# Baring teeth/behavior



## JaC12 (Apr 14, 2021)

Just curious if anyone else has had any experience with their V baring teeth on random occasions. for example, my family came over tonight, brothers, sisters, kids etc. more people in our home than she is probably used to being in our house and my brother, whom she has only met a few times and hasn't seen in a long time came in the door and said hello! to our V and she was excited like she usually is and when my brother got down and was going to play with her she yelped/barked and bared her teeth in some manner. we were all kind of surprised by this and wasn't sure why she did that. for the rest of the night when my brother got closer to her she did the same thing. She didnt growl or anything but just scrunched up her mouth/nose and showed her teeth a little. Any one else experience this before? Maybe she was overwhelmed with the situation and felt anxious? didn't have a ton of exercise throughout the day, (we live in a cold climate where getting her outside for more than few minutes is hard in the winter) just want to understand why that happens


----------



## texasred (Jan 29, 2012)

By what your description, it sounds fear based.
How much socialization has she had up to this point in her life?


----------



## JaC12 (Apr 14, 2021)

i mean i don't know what is considered a lot of socialization vs a little but i would say she has had a lot of socialization, family, friends, we have also sent her to a doggy daycare a lot, especially as a younger puppy, so she has definitely been around other dogs/peoole. is it just something that my brother did or was it just an unfamiliar face?


----------



## texasred (Jan 29, 2012)

It’s really hard to say exactly what made her feel uncomfortable with your brother.

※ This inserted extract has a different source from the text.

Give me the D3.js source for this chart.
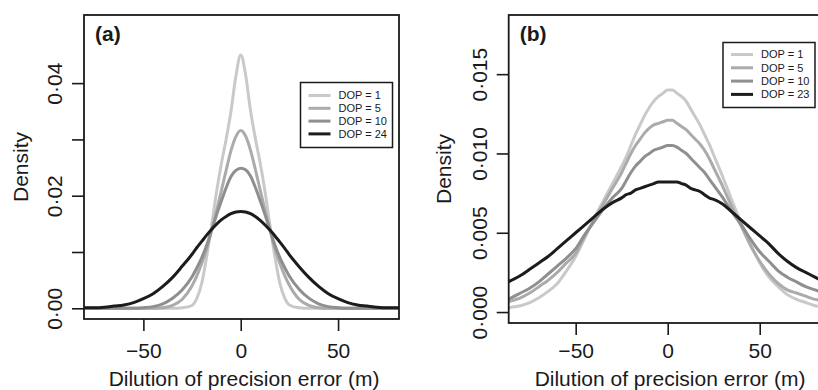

Not all, but some dogs go through a last fear stage around two years old. I don’t push my dogs to face something that scares them. I find a comfortable distance from it, and they approach it on their own terms.


----------



## gunnr (Aug 14, 2009)

It sounds to me as if she were very stressed and acted out, unsure of what was happening, and beyond her ability to cope. For some reason, we let cats just run away and hide under the same circumstance, but insist that dogs have to "deal with it".
I had the same thing happen with Gunnr many years ago. A friend, whom Gunnr had known for years, was going to house sit for us. Gunnr wouldn't let him in the house! She was having nothing to do with him, and she was actually pretty darn intimidating. In the end, my friend and I put her in his truck, and he took her to the dump, which Gunnr always loved "dump runs", and ran some other errands with him. That "reset" bridged the gap with them, and after that Gunnr was fine.
Point being here is, try and find a neutral activity she enjoys, in a non-threatening environment, and let them "reset" their relationship.


----------